SENGKETA JUAL BELI TANAH KAVLING DI BALI
Pada praktiknya di Bali kerap terjadi permasalahan saat transaksi jual beli tanah kavling, salah satunya adalah pembeli yang merasa dibohongi oleh pihak Pengembang/developer, sebab ketika pembeli melakukan pembayaran tanah kavling namun pihak Pengembang/developer tidak dapat menunjukkan obyek jual beli sebagaimana perjanjian yang disepakati.
Hal ini disebabkan pihak Pengembang/developer mengalami permasalahan dengan pemilik tanah asal. Menurut Pasal 163 HIR (Het Herzien Inlandsch Reglement) Pihak Pembeli dapat melakukan gugatan perdata terhadap pihak Pengembang/developer dan/atau pihak lain yang menimbulkan kerugian kepadanya.
Pasal 163 HIR menyatakan bahwa : “Barang siapa yang mengatakan mempunyai barang sesuatu hak, atau menyebutkan sesuatu kejadian untuk meneguhkan haknya itu, atau untuk membantah hak orang lain, maka orang itu harus membuktikan adanya hak itu atau adanya kejadian itu”.
Pembeli untuk membuktikan gugatan nya di Pengadilan dapat menyapkan bukti-bukti sesuai dengan Pasal 164 HIR dan pasal 1866 KUHPerdata yaitu : Bukti Tulisan/Surat Bukti saksi Persangkaan Pengakuan Sumpah.
Baca Juga: Jual Beli Tanah Di Badung - Bali
Untuk melakukan pengamanan terhadap jual beli tanah kavling, Kami tim hokum/Pengacara di Bali dapat memberikan nasihat/saran sebagai berikut: Sebelumnya melakukan transaksi jual beli tanah kavling atau melakukan pembayaran awal baik berupa Tanda jadi/DP/ Booking Fee, pembeli terlebih dahulu harus meminta kepada pihak Pengembang/developer menunjukkan bukti kepemilikan baik berupa SHM, SHGB, Pipil/SPPT Pajak atas tanah dan bangunan tersebut.

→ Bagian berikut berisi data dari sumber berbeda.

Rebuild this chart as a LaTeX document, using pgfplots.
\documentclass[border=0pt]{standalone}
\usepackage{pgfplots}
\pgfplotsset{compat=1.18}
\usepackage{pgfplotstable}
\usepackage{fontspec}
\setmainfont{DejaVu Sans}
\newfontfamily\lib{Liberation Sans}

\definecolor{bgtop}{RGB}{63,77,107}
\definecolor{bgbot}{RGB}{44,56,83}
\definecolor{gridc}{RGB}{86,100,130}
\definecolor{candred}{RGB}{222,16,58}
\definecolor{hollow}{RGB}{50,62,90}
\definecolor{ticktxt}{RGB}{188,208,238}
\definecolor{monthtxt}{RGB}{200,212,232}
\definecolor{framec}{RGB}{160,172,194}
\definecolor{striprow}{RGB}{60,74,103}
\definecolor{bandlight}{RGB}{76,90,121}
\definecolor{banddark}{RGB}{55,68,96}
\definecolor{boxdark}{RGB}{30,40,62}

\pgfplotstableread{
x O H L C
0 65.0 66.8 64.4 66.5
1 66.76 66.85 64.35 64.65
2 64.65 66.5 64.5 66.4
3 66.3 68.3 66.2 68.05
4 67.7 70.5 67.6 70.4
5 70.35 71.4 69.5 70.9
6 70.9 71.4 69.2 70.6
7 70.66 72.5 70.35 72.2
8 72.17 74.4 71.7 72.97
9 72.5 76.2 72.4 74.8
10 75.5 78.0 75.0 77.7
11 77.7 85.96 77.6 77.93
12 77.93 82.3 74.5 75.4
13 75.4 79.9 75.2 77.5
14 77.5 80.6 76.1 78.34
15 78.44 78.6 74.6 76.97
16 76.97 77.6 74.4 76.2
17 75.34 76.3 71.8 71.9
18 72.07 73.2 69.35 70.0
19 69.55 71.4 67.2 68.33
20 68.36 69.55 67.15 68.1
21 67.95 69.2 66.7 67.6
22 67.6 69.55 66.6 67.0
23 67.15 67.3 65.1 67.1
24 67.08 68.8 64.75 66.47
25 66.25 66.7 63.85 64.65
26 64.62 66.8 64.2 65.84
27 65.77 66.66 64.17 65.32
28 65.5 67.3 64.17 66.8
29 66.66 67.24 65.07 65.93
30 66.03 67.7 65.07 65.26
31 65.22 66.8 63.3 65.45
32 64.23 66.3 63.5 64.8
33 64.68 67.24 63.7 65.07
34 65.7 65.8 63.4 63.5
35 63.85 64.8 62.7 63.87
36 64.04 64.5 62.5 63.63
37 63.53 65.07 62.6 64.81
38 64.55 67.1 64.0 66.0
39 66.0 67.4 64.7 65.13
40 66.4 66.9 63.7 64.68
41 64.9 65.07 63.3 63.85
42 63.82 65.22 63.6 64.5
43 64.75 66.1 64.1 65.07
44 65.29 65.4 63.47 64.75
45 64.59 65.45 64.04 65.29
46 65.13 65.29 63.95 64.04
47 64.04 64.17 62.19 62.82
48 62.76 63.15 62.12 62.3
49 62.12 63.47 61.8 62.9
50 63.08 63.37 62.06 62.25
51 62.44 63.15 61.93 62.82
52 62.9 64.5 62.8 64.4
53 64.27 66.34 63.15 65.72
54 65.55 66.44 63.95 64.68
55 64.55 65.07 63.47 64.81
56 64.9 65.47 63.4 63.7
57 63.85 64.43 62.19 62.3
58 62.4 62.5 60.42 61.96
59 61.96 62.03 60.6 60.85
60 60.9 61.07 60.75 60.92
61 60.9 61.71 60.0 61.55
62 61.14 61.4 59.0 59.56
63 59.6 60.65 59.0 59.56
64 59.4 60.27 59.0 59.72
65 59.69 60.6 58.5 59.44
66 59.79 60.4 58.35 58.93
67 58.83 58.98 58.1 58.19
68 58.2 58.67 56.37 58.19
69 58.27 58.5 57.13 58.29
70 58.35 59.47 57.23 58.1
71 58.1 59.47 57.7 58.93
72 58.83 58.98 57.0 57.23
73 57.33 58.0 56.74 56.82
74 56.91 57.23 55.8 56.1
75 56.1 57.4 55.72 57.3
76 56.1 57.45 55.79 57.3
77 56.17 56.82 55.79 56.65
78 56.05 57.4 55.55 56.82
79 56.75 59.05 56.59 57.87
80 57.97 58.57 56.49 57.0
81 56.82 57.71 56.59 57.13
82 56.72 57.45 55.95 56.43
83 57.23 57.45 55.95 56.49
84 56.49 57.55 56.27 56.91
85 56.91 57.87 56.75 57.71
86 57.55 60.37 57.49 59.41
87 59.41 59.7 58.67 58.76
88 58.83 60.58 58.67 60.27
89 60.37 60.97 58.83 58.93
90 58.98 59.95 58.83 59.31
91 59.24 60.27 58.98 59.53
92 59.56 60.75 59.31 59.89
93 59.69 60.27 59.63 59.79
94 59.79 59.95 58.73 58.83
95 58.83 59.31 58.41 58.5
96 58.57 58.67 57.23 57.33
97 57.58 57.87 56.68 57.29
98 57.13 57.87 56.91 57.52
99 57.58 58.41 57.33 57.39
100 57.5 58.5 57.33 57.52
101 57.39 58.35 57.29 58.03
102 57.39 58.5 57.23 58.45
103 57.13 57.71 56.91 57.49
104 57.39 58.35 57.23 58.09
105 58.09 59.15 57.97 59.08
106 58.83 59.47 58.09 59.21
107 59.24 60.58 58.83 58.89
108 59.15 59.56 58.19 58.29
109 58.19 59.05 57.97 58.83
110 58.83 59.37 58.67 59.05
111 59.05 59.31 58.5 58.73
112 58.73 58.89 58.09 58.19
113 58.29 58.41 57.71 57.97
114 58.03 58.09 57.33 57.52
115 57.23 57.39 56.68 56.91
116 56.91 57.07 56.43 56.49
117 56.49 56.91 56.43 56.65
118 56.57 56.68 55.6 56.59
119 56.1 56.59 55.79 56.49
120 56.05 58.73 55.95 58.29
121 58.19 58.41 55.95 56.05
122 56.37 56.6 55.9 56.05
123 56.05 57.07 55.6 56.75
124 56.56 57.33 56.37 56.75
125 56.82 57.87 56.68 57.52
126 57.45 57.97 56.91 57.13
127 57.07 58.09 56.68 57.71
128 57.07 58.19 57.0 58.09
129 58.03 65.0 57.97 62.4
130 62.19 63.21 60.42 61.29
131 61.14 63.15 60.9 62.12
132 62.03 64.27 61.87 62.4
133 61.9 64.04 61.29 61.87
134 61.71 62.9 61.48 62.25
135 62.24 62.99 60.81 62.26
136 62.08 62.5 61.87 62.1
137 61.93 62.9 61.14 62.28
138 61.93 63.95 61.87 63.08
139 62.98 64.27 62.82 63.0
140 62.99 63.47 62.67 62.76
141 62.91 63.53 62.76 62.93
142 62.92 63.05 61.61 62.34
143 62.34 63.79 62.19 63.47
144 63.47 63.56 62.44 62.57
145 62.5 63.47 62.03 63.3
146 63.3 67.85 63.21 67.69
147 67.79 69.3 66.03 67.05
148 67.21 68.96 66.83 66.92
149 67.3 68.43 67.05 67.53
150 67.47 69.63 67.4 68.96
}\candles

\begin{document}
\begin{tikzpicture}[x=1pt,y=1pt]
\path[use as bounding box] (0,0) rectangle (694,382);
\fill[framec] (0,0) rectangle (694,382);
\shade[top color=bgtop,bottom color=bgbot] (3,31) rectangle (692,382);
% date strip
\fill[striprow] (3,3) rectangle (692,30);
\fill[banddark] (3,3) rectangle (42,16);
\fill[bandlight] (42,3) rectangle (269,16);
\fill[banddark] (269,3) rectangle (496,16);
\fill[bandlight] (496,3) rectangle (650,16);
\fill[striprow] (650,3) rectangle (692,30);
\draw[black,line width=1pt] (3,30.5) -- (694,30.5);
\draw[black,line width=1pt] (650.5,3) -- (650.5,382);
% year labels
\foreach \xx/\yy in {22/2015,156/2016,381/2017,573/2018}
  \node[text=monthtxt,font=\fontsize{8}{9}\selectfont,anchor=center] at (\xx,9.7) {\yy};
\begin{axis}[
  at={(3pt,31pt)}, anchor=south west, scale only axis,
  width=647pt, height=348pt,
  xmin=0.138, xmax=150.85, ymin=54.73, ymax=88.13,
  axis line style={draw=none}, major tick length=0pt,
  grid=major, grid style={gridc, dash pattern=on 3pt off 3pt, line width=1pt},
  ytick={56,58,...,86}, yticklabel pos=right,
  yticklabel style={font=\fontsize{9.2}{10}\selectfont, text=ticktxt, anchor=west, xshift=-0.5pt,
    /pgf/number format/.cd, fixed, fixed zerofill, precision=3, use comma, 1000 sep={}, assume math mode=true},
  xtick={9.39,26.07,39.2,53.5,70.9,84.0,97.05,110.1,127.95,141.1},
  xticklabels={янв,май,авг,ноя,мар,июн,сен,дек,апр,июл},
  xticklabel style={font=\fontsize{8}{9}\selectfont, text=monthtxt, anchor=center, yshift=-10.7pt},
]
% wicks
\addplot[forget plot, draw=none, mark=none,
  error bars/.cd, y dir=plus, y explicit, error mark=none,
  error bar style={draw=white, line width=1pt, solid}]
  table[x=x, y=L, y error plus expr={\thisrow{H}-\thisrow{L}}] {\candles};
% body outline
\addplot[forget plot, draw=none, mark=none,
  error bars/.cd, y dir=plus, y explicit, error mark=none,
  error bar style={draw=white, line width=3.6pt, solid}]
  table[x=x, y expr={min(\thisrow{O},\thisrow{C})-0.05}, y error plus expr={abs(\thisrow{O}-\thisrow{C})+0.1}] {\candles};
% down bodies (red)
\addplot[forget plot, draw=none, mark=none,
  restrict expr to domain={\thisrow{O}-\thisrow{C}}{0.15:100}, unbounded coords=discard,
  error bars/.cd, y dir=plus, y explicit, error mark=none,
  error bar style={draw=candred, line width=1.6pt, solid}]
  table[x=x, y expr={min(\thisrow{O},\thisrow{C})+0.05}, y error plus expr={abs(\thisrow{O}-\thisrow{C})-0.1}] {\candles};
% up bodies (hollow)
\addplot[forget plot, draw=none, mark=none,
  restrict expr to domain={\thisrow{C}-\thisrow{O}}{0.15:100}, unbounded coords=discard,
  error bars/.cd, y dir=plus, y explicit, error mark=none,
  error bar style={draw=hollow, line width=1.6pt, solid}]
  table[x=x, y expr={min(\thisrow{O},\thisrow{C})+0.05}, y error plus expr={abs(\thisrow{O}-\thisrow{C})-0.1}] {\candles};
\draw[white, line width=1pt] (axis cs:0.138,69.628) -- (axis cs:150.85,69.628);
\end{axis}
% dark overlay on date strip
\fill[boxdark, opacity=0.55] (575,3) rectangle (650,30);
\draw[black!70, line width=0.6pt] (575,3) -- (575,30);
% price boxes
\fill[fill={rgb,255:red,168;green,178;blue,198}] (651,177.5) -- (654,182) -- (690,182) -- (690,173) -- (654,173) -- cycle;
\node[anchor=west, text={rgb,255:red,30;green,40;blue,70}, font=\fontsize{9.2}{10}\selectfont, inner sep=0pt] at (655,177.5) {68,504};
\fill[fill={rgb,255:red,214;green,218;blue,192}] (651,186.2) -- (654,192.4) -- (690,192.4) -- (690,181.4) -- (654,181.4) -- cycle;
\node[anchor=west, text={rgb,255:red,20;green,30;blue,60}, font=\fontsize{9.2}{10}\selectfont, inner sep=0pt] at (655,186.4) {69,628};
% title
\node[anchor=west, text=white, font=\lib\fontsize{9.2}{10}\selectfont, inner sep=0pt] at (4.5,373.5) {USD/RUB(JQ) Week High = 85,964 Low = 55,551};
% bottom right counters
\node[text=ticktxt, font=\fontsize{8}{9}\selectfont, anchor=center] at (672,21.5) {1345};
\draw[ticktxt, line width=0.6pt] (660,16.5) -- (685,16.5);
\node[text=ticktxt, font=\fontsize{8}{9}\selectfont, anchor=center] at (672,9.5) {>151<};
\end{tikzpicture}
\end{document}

Disamping itu pihak pembeli harus meminta kepada pihak Pengembang/developer menunjukkan perjanjian antara pihak Pengembang/developer dengan pemilik tanah asal, untuk mengetahui apakah terdapat Akta pemberian kuasa oleh pemilik tanah asal, sehingga pihak Pengembang/developer berwenang untuk melakukan tindakan menjual.
Pembeli harus jelas mengetahui apakah pihak Pengembang/developer diberikan juga Akta Pemberian Kuasa untuk melakukan tindakan membangun tanah hak miliknya ataukah tidak, yang bisa dilihat dari pihak Pengembang/developer dapat menunjukkan IMB yang dikeluarkan oleh Pemerintah Daerah setempat.
Terakhir Pihak Pembeli untuk mengetahui asal usul tanah/riwayat tanah kavling yang akan di beli, dapat mengecek tanah tersebut ke kantor kelurahan/desa atau dapat mengajukan permohonan ke Kantor Pertanahan setempat.
Gugatan wanprestasi yang diajukan pembeli kepada pihak Pengembang/developer yang menimbulkan kerugian baginya di dalamnya memuat tentang ganti rugi dan denda (pinalti) bisa juga berupa bunga yaitu hilangnya keuntungan yang sudah diperkirakan pembeli.
Bila ditinjau dari aspek pidana, Pihak Pengembang/developer dapat dikatakan melanggar Pasal 8 ayat (1) huruf f UU Perlindungan Konsumen”. Bilamana Pihak Pengembang/developer dalam menjual tanah kavling tidak sesuai dengan janji yang dinyatakan dalam label/tabel, brosur,spanduk, iklan atau promosi penjualan tanah kavling tersebut melalui tenaga marketing nya.
Pihak Pengembang/developer terancam sanksi pidana paling lama 5 tahun atau denda maksimal Rp. 2 miliar (sesuai Pasal 62 UU Perlindungan Konsumen). Sanksi lainnya adalah sesuai Pasal 150 UU Perumahan. yaitu peringatan tertulis, pencabutan izin usaha, hingga penutupan lokasi.